LITOLFF Piano Music, Vol 1 (Tingyue Jiang)

Record and Artist Details

Genre:

Instrumental

Label: Toccata Classics

Media Format: CD or Download

Media Runtime: 69

Mastering:

DDD

Catalogue Number: TOCC0666

TOCC0666. LITOLFF Piano Music, Vol 1 (Tingyue Jiang)

Tracks:

Composition Artist Credit
Arabesken Henry (Charles) Litolff, Composer
Tingyue Jiang, Piano
Opuscules Henry (Charles) Litolff, Composer
Tingyue Jiang, Piano
Invitation a la Polka Henry (Charles) Litolff, Composer
Tingyue Jiang, Piano
La Mazurka Henry (Charles) Litolff, Composer
Tingyue Jiang, Piano
Valse elegante Henry (Charles) Litolff, Composer
Tingyue Jiang, Piano
Une fleur du bal Henry (Charles) Litolff, Composer
Tingyue Jiang, Piano
Scherzo Henry (Charles) Litolff, Composer
Tingyue Jiang, Piano

Very little of Litolff’s music has appeared on record – surprising for a pianist-composer who in his day (1818 91) was often compared to his friend Franz Liszt. To most, he remains a one-hit wonder: the Scherzo from his Concerto symphonique No 4 has been a classical lollipop ever since Irene Scharrer’s 1933 recording with Henry Wood. The ever-adventurous Hyperion label has recorded all four of Litolff’s extant symphonic concertos (4/97, 10/01) and two of his piano trios (3/20 – utterly captivating if you don’t know them), an invaluable contribution to our knowledge of this fascinating musician. So far as I am aware, though, this new album is only the second time any solo piano work by Litolff has ever been recorded. The first time was in 1913 (his Spinnlied, Op 81, on a Zonophone disc).

So without hearing a note, it’s hats off to the young Tibetan pianist Tingyue Jiang (b1996), pupil of Jerome Rose and the late Joseph Banowetz, to whose memory this recording is dedicated. Her fleet fingers and stylish empathy are just what are required in this type of repertoire.

That said, this first volume of piano solos contains no masterpieces. All are short genre pieces typical of the period (1846 62). The first of the six Arabesken, ‘Heimgedanken’ (‘Memories of home’) might attract you, its sweet nature reminiscent of Schumann; and certainly the last of the set, ‘Frohes Wiedersehn’ (‘Happy Reunion’), would challenge most pianists with its 6/8 semiquavers marked at a daunting il più presto possibile e sempre leggierissimo.

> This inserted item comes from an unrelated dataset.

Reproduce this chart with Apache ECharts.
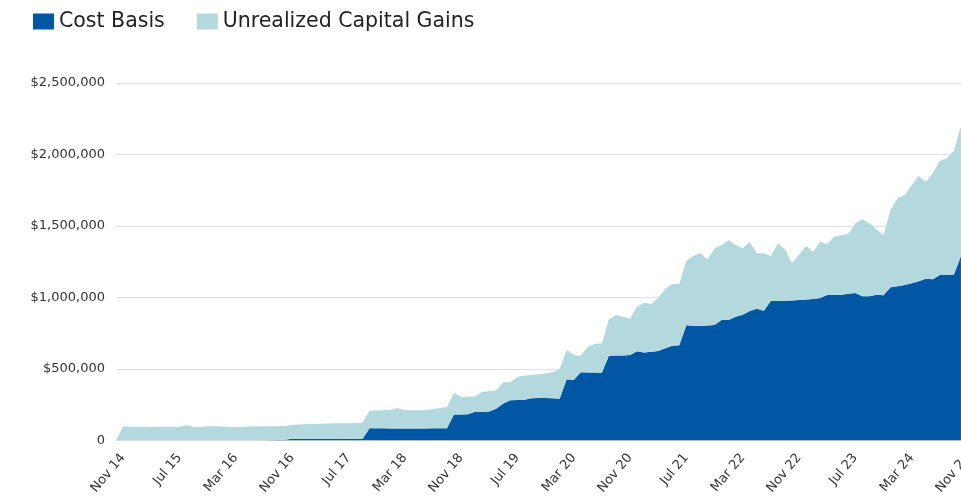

With the first of the six Opuscules – an opuscule being defined as ‘a brief or insignificant literary or music work’ – we are given stronger evidence of Litolff’s individual voice derived from Schumann, Mendelssohn, Chopin and the eccentricity of Alkan. ‘Tarantelle calabraise’ is great fun, but then with the following two ‘Vagabondes-Polkas’ he relapses into third-rate salon mediocrity. These and the remaining opuscules are the kind one encounters in those old collections that had titles like ‘Sixth Star Folio’.

Likewise, Invitation à la Polka, La mazurka and Valse élégante might be mistaken for Gottschalk or pastiche Chopin. Une fleur du bal is an ear-catching repeated-note piece. Most intriguing (and demanding) of all is the concluding Scherzo (1862), which is Litolff having a blatant (but immensely entertaining) second bite of the cherry, for it uses exactly the same figuration as the celebrated (and misnamed) ‘Litolff Scherzo’. This one, from a decade later, allows us a glimpse of why Litolff was so feted in his day.

I suspect there will be more distinguished pieces on future volumes to which I look forward, especially if introduced to them by the admirable Tingyue Jiang. Well-recorded, with a comprehensive 20-page booklet (English only).